I once read somewhere that in the heyday of passenger trains (1920s to 1940s), during busy times they often joined up three sections of the Broadway Limited at Altoona and used one set of helpers to get them all up the mountain at once.
Well, since we’re on the subject of US passenger trains…
Why hasn’t the “double stack” philosophy impacted passenger car design more than it has? Yes, those Superliners are technically double deckers, but not in the sense of having a bottom deck and top deck with separate walkways through the entire consist. Yes, the commuter cars of some transit lines are double deck, but not all the way through, and besides those are not passenger cars in the classic long haul sense.

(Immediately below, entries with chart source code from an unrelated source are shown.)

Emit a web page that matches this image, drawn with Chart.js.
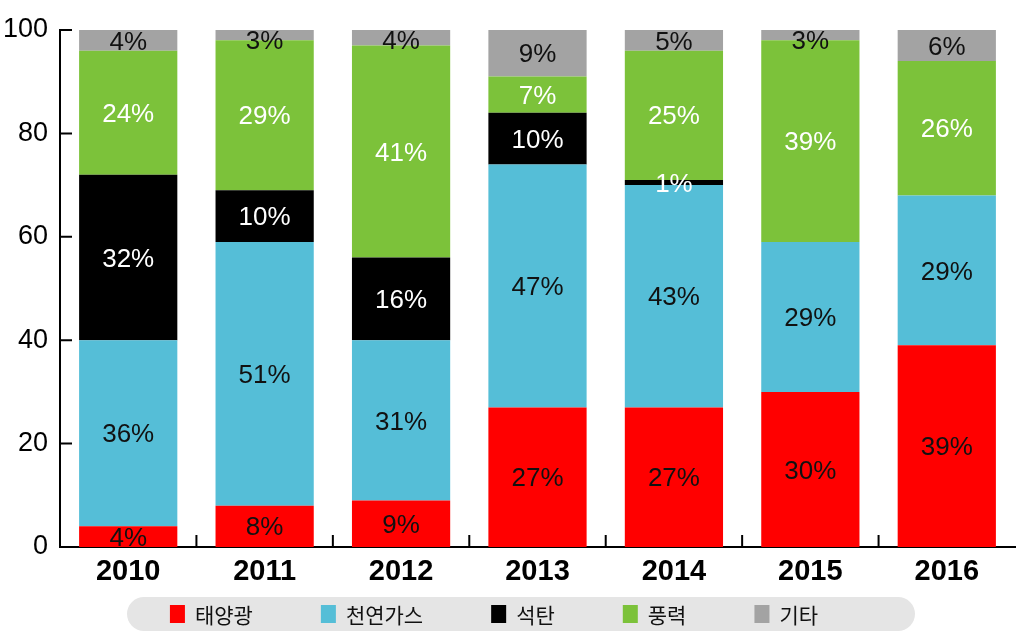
<!DOCTYPE html>
<html>
<head>
<meta charset="utf-8">
<script src="https://cdn.jsdelivr.net/npm/chart.js@4"></script>
<style>
  html, body { margin: 0; padding: 0; background: #fff; }
</style>
</head>
<body>
<canvas id="chart" width="1024" height="640"></canvas>
<script>
// 연도별 발전원 비중 (%)
const years = ['2010', '2011', '2012', '2013', '2014', '2015', '2016'];
const solar = [4, 8, 9, 27, 27, 30, 39];
const gas = [36, 51, 31, 47, 43, 29, 29];
const coal = [32, 10, 16, 10, 1, 0, 0];
const wind = [24, 29, 41, 7, 25, 39, 26];
const other = [4, 3, 4, 9, 5, 3, 6];
const yTicks = [0, 20, 40, 60, 80, 100];

const seriesNames = ['태양광', '천연가스', '석탄', '풍력', '기타'];
const seriesColors = ['#ff0000', '#55bed7', '#000000', '#7cc23a', '#a3a3a3'];
const labelColors = ['#111111', '#111111', '#ffffff', '#ffffff', '#111111'];

const numFont = "'Liberation Sans Narrow', 'Liberation Sans', Arial, sans-serif";
const krFont = "'Noto Sans CJK KR', 'Noto Sans', sans-serif";

// 막대 안쪽 퍼센트 라벨
const segmentLabels = {
    id: 'segmentLabels',
    afterDatasetsDraw(chart) {
        const ctx = chart.ctx;
        const area = chart.chartArea;
        ctx.save();
        ctx.font = `26px ${numFont}`;
        ctx.textAlign = 'center';
        ctx.textBaseline = 'middle';
        chart.data.datasets.forEach((ds, i) => {
            const meta = chart.getDatasetMeta(i);
            meta.data.forEach((bar, j) => {
                const v = ds.data[j];
                if (!v) return;
                const y1 = Math.max(bar.y, area.top);
                const y2 = Math.min(bar.base, area.bottom);
                const cy = Math.max((y1 + y2) / 2 + 2, area.top + 12);
                ctx.fillStyle = labelColors[i];
                ctx.fillText(v + '%', bar.x, cy);
            });
        });
        ctx.restore();
    }
};

// 축 안쪽 눈금
const innerTicks = {
    id: 'innerTicks',
    afterDraw(chart) {
        const { ctx, chartArea: a, scales: { x, y } } = chart;
        ctx.save();
        ctx.strokeStyle = '#000';
        ctx.lineWidth = 2;
        ctx.beginPath();
        yTicks.forEach(t => {
            const py = y.getPixelForValue(t);
            ctx.moveTo(a.left, py);
            ctx.lineTo(a.left + 12, py);
        });
        for (let i = 1; i < years.length; i++) {
            const px = (x.getPixelForTick(i - 1) + x.getPixelForTick(i)) / 2;
            ctx.moveTo(px, a.bottom);
            ctx.lineTo(px, a.bottom - 12);
        }
        ctx.stroke();
        ctx.restore();
    }
};

// 하단 범례 (회색 둥근 배경)
const pillLegend = {
    id: 'pillLegend',
    afterDraw(chart) {
        const { ctx, chartArea: a } = chart;
        const boxW = 15, boxH = 18, gapText = 10, gapItem = 68;
        const pillLeft = a.left + 67, pillRight = a.right - 100;
        const pillTop = chart.height - 43, pillH = 34;
        ctx.save();
        ctx.fillStyle = '#e5e5e5';
        ctx.beginPath();
        ctx.roundRect(pillLeft, pillTop, pillRight - pillLeft, pillH, pillH / 2);
        ctx.fill();

        ctx.font = `21px ${krFont}`;
        const widths = seriesNames.map(n => ctx.measureText(n).width);
        const total = widths.reduce((s, w) => s + boxW + gapText + w, 0) + gapItem * (seriesNames.length - 1);
        let cx = (pillLeft + pillRight) / 2 - 27 - total / 2;
        const cy = pillTop + pillH / 2;
        ctx.textBaseline = 'middle';
        seriesNames.forEach((n, i) => {
            ctx.fillStyle = seriesColors[i];
            ctx.fillRect(cx, cy - boxH / 2, boxW, boxH);
            ctx.fillStyle = '#111';
            ctx.fillText(n, cx + boxW + gapText, cy + 1);
            cx += boxW + gapText + widths[i] + gapItem;
        });
        ctx.restore();
    }
};

const seriesData = [solar, gas, coal, wind, other];

new Chart(document.getElementById('chart').getContext('2d'), {
    type: 'bar',
    data: {
        labels: years,
        datasets: seriesNames.map((name, i) => ({
            label: name,
            data: seriesData[i],
            backgroundColor: seriesColors[i],
            borderWidth: 0,
            barPercentage: 0.72,
            categoryPercentage: 1
        }))
    },
    options: {
        responsive: false,
        animation: false,
        layout: {
            padding: { top: 30, right: 9, bottom: 43, left: 0 }
        },
        plugins: {
            legend: { display: false },
            tooltip: { enabled: false }
        },
        scales: {
            x: {
                stacked: true,
                grid: { display: false, drawTicks: false },
                border: { display: true, color: '#000', width: 2 },
                ticks: {
                    color: '#000',
                    padding: 8,
                    font: { family: numFont, size: 29, weight: 'bold' }
                },
                afterFit(scale) { scale.height = 50; }
            },
            y: {
                stacked: true,
                min: 0,
                max: 100,
                grid: { display: false, drawTicks: false },
                border: { display: true, color: '#000', width: 2 },
                ticks: {
                    stepSize: 20,
                    color: '#000',
                    padding: 12,
                    font: { family: numFont, size: 27 }
                },
                afterFit(scale) { scale.width = 60; }
            }
        }
    },
    plugins: [segmentLabels, innerTicks, pillLegend]
});
</script>
</body>
</html>
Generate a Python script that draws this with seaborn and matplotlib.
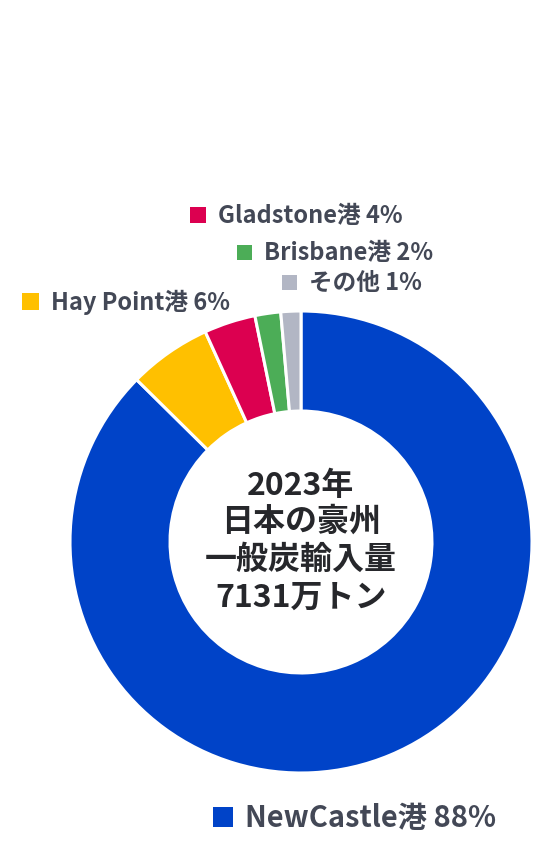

Consider it this way: 20’2" is the common height from rail to car top. A person-friendly compartment needs no more than 8 feet of height, there’s 16’ for two decks. You need maybe one foot in height from top of rail to car bottom, that’s 17’, and maybe 4" of structural material at the car bottom, mid level and car top for a total of 1 additional foot. That’s 18’ of compatible double deck with 3’2" to spare. We’ll save that 3’2" for the space above the trucks - with 28" wheels and lowrider truck design that should be enough. Between trucks then
The SP regularly ran the Coast Daylight, in steam,at 22 cars, as did the Lark. I have both observed and ridden these trains at this length many times. The longest SP train I rode, was a Thanksgiving weekend Starlight, in 1953 or 4, 28 cars, with 2 diners and 3 lounges spread throughout the consist. With the usual 3 headend cars, and with 4 heavyweight Pullmans, that would include 14 chair cars as well. Those who say the Canadian runs over 30 cars are correct. In CN’s Red, White and Blue days, in peak periods, the Super Continental would head east from Vancouver with seperate Montreal and Toronto sections containing 12 Puumans and 20 or more cars.Some mail trains did “go on forever”, but these examples are hauling hundreds of passengers, in style and comfort and, I might add, usually On Time.